__WHAT THIS TASK INVOLVES__: Retype each line exactly. Skip images.

__SOURCE MATERIAL__:
--- Begin ---
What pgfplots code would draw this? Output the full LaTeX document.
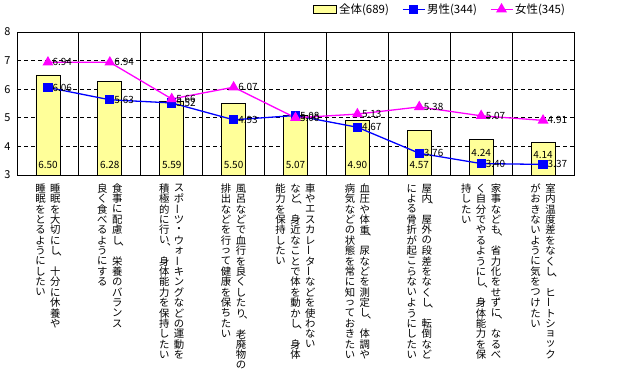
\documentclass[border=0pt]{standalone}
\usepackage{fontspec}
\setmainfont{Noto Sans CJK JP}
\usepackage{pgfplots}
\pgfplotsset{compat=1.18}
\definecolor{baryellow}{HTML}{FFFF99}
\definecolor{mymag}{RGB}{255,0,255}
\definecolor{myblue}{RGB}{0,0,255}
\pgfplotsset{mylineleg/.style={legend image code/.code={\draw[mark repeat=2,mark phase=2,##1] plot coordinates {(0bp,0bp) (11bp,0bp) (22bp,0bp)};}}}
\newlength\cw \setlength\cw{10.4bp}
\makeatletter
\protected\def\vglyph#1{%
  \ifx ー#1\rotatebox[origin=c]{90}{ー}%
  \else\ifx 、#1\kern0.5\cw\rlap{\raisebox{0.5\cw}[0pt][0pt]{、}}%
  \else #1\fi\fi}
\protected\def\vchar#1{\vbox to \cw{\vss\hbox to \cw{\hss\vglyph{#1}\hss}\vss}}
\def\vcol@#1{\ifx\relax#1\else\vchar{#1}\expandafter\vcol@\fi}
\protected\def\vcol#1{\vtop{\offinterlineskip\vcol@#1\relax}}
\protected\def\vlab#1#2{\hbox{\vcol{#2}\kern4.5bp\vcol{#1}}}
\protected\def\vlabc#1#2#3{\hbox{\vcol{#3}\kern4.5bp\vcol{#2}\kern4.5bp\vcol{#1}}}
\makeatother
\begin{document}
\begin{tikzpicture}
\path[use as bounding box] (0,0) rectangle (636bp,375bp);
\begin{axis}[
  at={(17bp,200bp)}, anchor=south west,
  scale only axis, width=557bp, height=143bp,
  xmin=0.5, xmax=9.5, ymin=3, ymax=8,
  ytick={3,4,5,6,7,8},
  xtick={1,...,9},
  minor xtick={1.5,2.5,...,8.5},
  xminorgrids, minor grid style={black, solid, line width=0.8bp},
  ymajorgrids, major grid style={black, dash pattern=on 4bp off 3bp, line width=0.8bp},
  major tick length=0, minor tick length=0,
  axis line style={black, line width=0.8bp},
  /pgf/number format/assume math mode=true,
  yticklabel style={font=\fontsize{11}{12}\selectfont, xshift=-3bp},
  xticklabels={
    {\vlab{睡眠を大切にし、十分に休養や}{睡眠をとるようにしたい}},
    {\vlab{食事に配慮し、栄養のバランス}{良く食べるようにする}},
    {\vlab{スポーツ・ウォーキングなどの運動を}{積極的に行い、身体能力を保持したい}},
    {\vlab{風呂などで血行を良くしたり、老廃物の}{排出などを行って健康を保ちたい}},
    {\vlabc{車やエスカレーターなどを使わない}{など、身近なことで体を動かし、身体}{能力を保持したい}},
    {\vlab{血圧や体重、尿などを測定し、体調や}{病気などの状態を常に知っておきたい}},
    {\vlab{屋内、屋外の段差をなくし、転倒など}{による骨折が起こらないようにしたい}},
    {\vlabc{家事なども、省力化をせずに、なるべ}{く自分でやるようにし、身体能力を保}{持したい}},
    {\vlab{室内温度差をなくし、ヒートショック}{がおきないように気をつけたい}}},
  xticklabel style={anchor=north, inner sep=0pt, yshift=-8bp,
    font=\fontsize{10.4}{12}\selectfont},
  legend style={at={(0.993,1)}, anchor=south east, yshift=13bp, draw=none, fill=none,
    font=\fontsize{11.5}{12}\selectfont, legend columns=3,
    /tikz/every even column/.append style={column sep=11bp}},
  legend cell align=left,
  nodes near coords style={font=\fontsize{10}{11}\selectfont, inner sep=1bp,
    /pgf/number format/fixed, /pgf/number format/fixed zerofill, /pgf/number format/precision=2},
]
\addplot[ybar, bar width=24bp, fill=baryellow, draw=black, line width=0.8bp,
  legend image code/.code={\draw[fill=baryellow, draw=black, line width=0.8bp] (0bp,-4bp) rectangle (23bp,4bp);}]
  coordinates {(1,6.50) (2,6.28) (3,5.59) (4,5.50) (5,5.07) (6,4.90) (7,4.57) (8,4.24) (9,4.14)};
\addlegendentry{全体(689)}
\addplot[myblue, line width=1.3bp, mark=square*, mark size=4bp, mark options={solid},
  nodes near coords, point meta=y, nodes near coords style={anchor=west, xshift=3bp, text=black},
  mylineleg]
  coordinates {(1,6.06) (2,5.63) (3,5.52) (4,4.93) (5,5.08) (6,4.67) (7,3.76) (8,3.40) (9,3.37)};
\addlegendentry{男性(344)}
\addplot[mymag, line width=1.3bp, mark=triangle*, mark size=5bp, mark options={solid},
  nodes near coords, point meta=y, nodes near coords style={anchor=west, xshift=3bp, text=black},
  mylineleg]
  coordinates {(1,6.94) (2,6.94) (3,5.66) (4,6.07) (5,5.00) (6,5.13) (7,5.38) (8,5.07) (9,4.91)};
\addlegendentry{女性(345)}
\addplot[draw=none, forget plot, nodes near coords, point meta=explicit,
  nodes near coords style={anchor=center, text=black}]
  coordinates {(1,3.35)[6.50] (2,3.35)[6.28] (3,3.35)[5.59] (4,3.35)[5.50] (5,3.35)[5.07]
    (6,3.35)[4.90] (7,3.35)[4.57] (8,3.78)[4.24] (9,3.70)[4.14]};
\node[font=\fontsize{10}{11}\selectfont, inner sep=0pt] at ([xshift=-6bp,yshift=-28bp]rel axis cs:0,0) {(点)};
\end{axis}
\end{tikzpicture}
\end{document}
--- End ---
__CORRECT RESPONSE__:
What pgfplots code would draw this? Output the full LaTeX document.
\documentclass[border=0pt]{standalone}
\usepackage{fontspec}
\setmainfont{Noto Sans CJK JP}
\usepackage{pgfplots}
\pgfplotsset{compat=1.18}
\definecolor{baryellow}{HTML}{FFFF99}
\definecolor{mymag}{RGB}{255,0,255}
\definecolor{myblue}{RGB}{0,0,255}
\pgfplotsset{mylineleg/.style={legend image code/.code={\draw[mark repeat=2,mark phase=2,##1] plot coordinates {(0bp,0bp) (11bp,0bp) (22bp,0bp)};}}}
\newlength\cw \setlength\cw{10.4bp}
\makeatletter
\protected\def\vglyph#1{%
  \ifx ー#1\rotatebox[origin=c]{90}{ー}%
  \else\ifx 、#1\kern0.5\cw\rlap{\raisebox{0.5\cw}[0pt][0pt]{、}}%
  \else #1\fi\fi}
\protected\def\vchar#1{\vbox to \cw{\vss\hbox to \cw{\hss\vglyph{#1}\hss}\vss}}
\def\vcol@#1{\ifx\relax#1\else\vchar{#1}\expandafter\vcol@\fi}
\protected\def\vcol#1{\vtop{\offinterlineskip\vcol@#1\relax}}
\protected\def\vlab#1#2{\hbox{\vcol{#2}\kern4.5bp\vcol{#1}}}
\protected\def\vlabc#1#2#3{\hbox{\vcol{#3}\kern4.5bp\vcol{#2}\kern4.5bp\vcol{#1}}}
\makeatother
\begin{document}
\begin{tikzpicture}
\path[use as bounding box] (0,0) rectangle (636bp,375bp);
\begin{axis}[
  at={(17bp,200bp)}, anchor=south west,
  scale only axis, width=557bp, height=143bp,
  xmin=0.5, xmax=9.5, ymin=3, ymax=8,
  ytick={3,4,5,6,7,8},
  xtick={1,...,9},
  minor xtick={1.5,2.5,...,8.5},
  xminorgrids, minor grid style={black, solid, line width=0.8bp},
  ymajorgrids, major grid style={black, dash pattern=on 4bp off 3bp, line width=0.8bp},
  major tick length=0, minor tick length=0,
  axis line style={black, line width=0.8bp},
  /pgf/number format/assume math mode=true,
  yticklabel style={font=\fontsize{11}{12}\selectfont, xshift=-3bp},
  xticklabels={
    {\vlab{睡眠を大切にし、十分に休養や}{睡眠をとるようにしたい}},
    {\vlab{食事に配慮し、栄養のバランス}{良く食べるようにする}},
    {\vlab{スポーツ・ウォーキングなどの運動を}{積極的に行い、身体能力を保持したい}},
    {\vlab{風呂などで血行を良くしたり、老廃物の}{排出などを行って健康を保ちたい}},
    {\vlabc{車やエスカレーターなどを使わない}{など、身近なことで体を動かし、身体}{能力を保持したい}},
    {\vlab{血圧や体重、尿などを測定し、体調や}{病気などの状態を常に知っておきたい}},
    {\vlab{屋内、屋外の段差をなくし、転倒など}{による骨折が起こらないようにしたい}},
    {\vlabc{家事なども、省力化をせずに、なるべ}{く自分でやるようにし、身体能力を保}{持したい}},
    {\vlab{室内温度差をなくし、ヒートショック}{がおきないように気をつけたい}}},
  xticklabel style={anchor=north, inner sep=0pt, yshift=-8bp,
    font=\fontsize{10.4}{12}\selectfont},
  legend style={at={(0.993,1)}, anchor=south east, yshift=13bp, draw=none, fill=none,
    font=\fontsize{11.5}{12}\selectfont, legend columns=3,
    /tikz/every even column/.append style={column sep=11bp}},
  legend cell align=left,
  nodes near coords style={font=\fontsize{10}{11}\selectfont, inner sep=1bp,
    /pgf/number format/fixed, /pgf/number format/fixed zerofill, /pgf/number format/precision=2},
]
\addplot[ybar, bar width=24bp, fill=baryellow, draw=black, line width=0.8bp,
  legend image code/.code={\draw[fill=baryellow, draw=black, line width=0.8bp] (0bp,-4bp) rectangle (23bp,4bp);}]
  coordinates {(1,6.50) (2,6.28) (3,5.59) (4,5.50) (5,5.07) (6,4.90) (7,4.57) (8,4.24) (9,4.14)};
\addlegendentry{全体(689)}
\addplot[myblue, line width=1.3bp, mark=square*, mark size=4bp, mark options={solid},
  nodes near coords, point meta=y, nodes near coords style={anchor=west, xshift=3bp, text=black},
  mylineleg]
  coordinates {(1,6.06) (2,5.63) (3,5.52) (4,4.93) (5,5.08) (6,4.67) (7,3.76) (8,3.40) (9,3.37)};
\addlegendentry{男性(344)}
\addplot[mymag, line width=1.3bp, mark=triangle*, mark size=5bp, mark options={solid},
  nodes near coords, point meta=y, nodes near coords style={anchor=west, xshift=3bp, text=black},
  mylineleg]
  coordinates {(1,6.94) (2,6.94) (3,5.66) (4,6.07) (5,5.00) (6,5.13) (7,5.38) (8,5.07) (9,4.91)};
\addlegendentry{女性(345)}
\addplot[draw=none, forget plot, nodes near coords, point meta=explicit,
  nodes near coords style={anchor=center, text=black}]
  coordinates {(1,3.35)[6.50] (2,3.35)[6.28] (3,3.35)[5.59] (4,3.35)[5.50] (5,3.35)[5.07]
    (6,3.35)[4.90] (7,3.35)[4.57] (8,3.78)[4.24] (9,3.70)[4.14]};
\node[font=\fontsize{10}{11}\selectfont, inner sep=0pt] at ([xshift=-6bp,yshift=-28bp]rel axis cs:0,0) {(点)};
\end{axis}
\end{tikzpicture}
\end{document}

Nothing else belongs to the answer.